What was Hashem's reaction to Yitroh's advice and Moses' actions?

  • I am inclined to say, yes. My reasoning is that near the end of Yitro's advice, he says וצוך אלהים - and G-d commands you. Thus, even Yitro was advising Moshe that a condition for doing everything he had said is only if G-d commands this (i.e. "agrees"). While there is nothing explicit stating that G-d commanded Moshe to do this, I'm inferring from a later verse that says that Moshe did everything that Yitro commanded him, which would include having G-d's approval. I'll check commentaries on those words, but, that's my sense of the meaning of it.
    – DanF
    Feb 5, 2018 at 15:24

2 Answers 2


Shout out to DanF for being Mechavein to many of the Mefarshim:

Rashi, Ibn Ezra, and others assume that the words Vetizvecha Elokim (Shemos 18:23) that Yisro said mean "and if God will command you to do this", in which case, Moshe's doing it implies that Hashem approved.

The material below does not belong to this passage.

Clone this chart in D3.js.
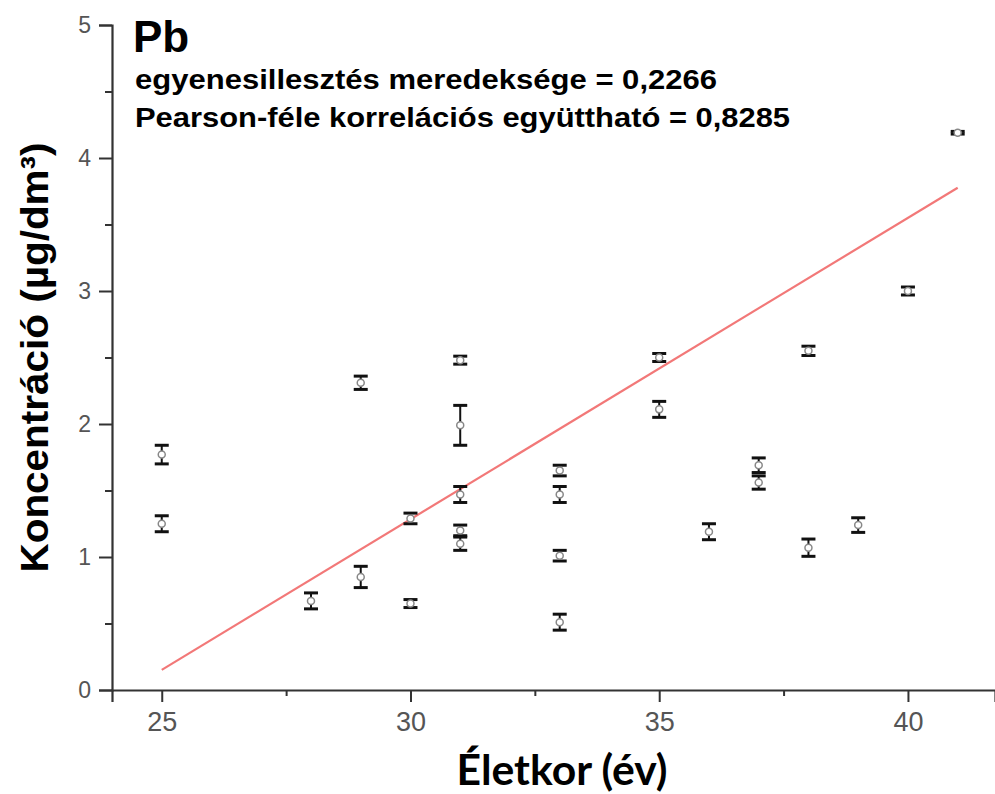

Rav Avraham Ben Harambam (to 18:24, use above link) notes that there seems to be a repetition about Moshe carrying out this arrangement, which he says is a reference to Hashem agreeing.

See my answer to your other question to see which Mefarshim disagree with the above and explain why Moshe would not have asked Hashem, although this seems to be the generally accepted opinion.


Rav Hirsch explains that unlike Rashi and Rashbam as cited by @רבות מחשבות this is the way in which it would properly allow Moshe Rabbeinu to receive the commands from Hashem and allow the people to receive them and understand them.

Rav Hirsch translates Yisro 18:23

אִ֣ם אֶת־הַדָּבָ֤ר הַזֶּה֙ תַּעֲשֶׂ֔ה וְצִוְּךָ֣ אֱלֹהִ֔ים וְיָֽכׇלְתָּ֖ עֲמֹ֑ד וְגַם֙ כׇּל־הָעָ֣ם הַזֶּ֔ה עַל־מְקֹמ֖וֹ יָבֹ֥א בְשָׁלֽוֹם׃

If thou doest this, then Hashem can give thee His Commands and thou shalt be able to endure; and all this people too, each one in peace shall come to his befitting position.

Rav Hirsch, says that this will then allow everyone to

arrive at the place and position to which they are really meant to come.

The reason for this is

That this really expresses the whole true work of a judge, viz. to direct everybody and everything to the standpoint and place it should occupy, to bring them there, and establish it or them securely on it.

Thus, instead of needing an explicit commandment, this is the best way to implement the commands already received and to set up the system of justice that Hashem had commanded already.